Look for "this" in each line of the entries, and return the matching lines.

Given data:

****************

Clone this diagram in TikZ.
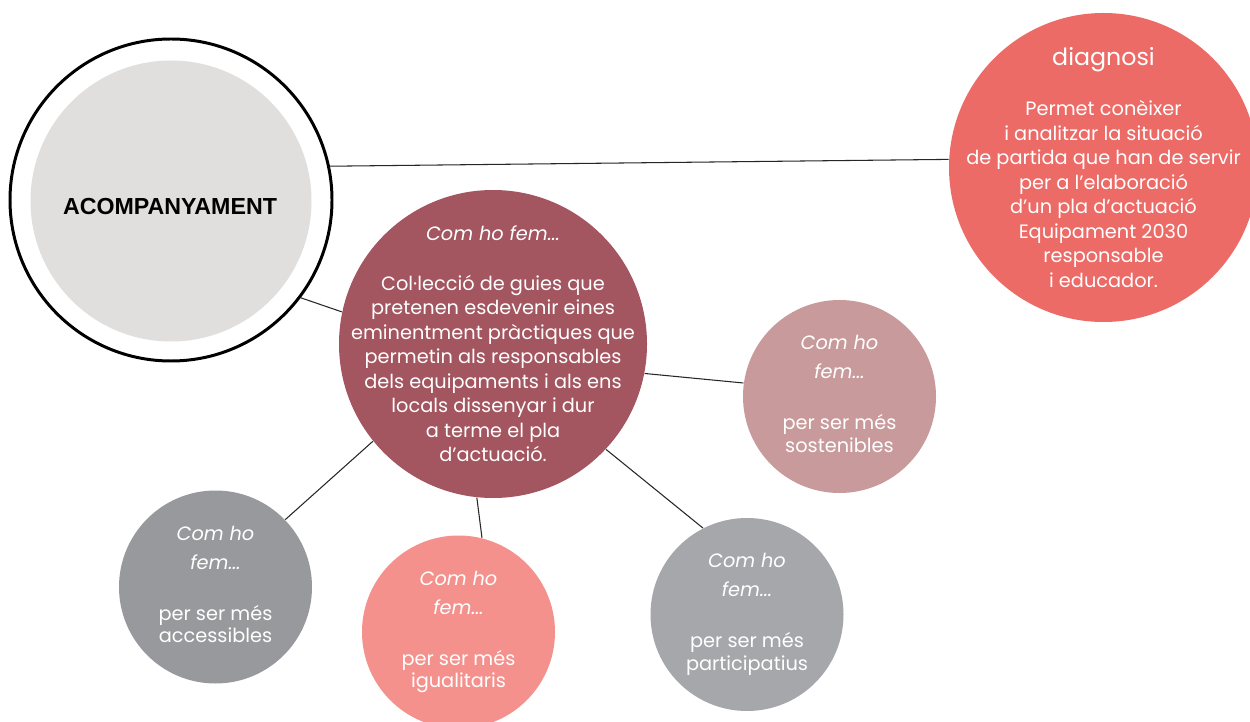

****************

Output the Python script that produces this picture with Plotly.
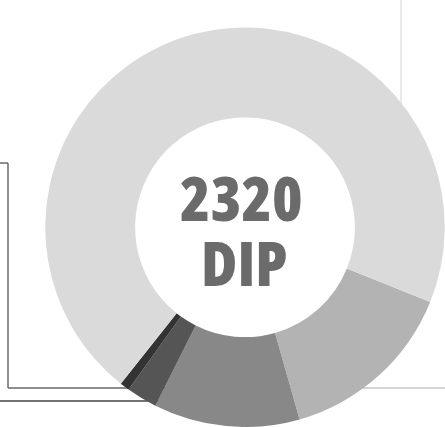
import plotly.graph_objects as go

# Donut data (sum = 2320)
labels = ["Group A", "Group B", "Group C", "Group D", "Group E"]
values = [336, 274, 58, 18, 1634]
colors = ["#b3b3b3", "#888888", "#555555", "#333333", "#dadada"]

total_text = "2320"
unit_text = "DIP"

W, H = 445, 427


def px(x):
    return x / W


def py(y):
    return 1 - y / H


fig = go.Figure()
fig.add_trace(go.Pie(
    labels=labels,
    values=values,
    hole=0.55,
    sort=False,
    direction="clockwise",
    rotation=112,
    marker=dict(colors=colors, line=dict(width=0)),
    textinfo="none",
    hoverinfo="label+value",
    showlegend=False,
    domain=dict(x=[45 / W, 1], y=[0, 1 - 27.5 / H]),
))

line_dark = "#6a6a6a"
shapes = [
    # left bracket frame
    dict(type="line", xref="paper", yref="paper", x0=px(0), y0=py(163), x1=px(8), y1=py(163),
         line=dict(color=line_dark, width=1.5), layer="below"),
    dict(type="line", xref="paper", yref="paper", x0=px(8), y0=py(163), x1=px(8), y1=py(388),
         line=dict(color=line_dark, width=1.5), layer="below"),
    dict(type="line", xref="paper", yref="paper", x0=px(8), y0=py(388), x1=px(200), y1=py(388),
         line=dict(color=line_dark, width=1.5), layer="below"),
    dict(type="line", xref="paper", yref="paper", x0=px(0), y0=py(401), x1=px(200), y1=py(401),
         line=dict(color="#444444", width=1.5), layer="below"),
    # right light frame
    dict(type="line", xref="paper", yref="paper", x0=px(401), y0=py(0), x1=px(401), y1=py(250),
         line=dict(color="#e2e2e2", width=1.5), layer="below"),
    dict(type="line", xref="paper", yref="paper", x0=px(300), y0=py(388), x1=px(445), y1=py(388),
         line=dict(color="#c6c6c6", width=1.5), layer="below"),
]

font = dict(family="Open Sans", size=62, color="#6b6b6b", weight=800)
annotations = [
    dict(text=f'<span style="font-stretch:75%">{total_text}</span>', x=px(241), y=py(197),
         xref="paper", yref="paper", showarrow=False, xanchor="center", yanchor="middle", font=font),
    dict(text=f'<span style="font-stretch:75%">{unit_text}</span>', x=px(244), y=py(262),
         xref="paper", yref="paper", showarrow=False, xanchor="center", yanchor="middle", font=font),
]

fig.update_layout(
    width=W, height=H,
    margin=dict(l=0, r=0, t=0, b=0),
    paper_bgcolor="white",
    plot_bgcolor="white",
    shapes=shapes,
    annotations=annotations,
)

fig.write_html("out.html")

****************

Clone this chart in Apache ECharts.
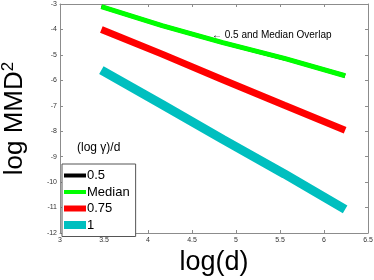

****************

Final result:
Clone this diagram in TikZ.
Output the Python script that produces this picture with Plotly.
Clone this chart in Apache ECharts.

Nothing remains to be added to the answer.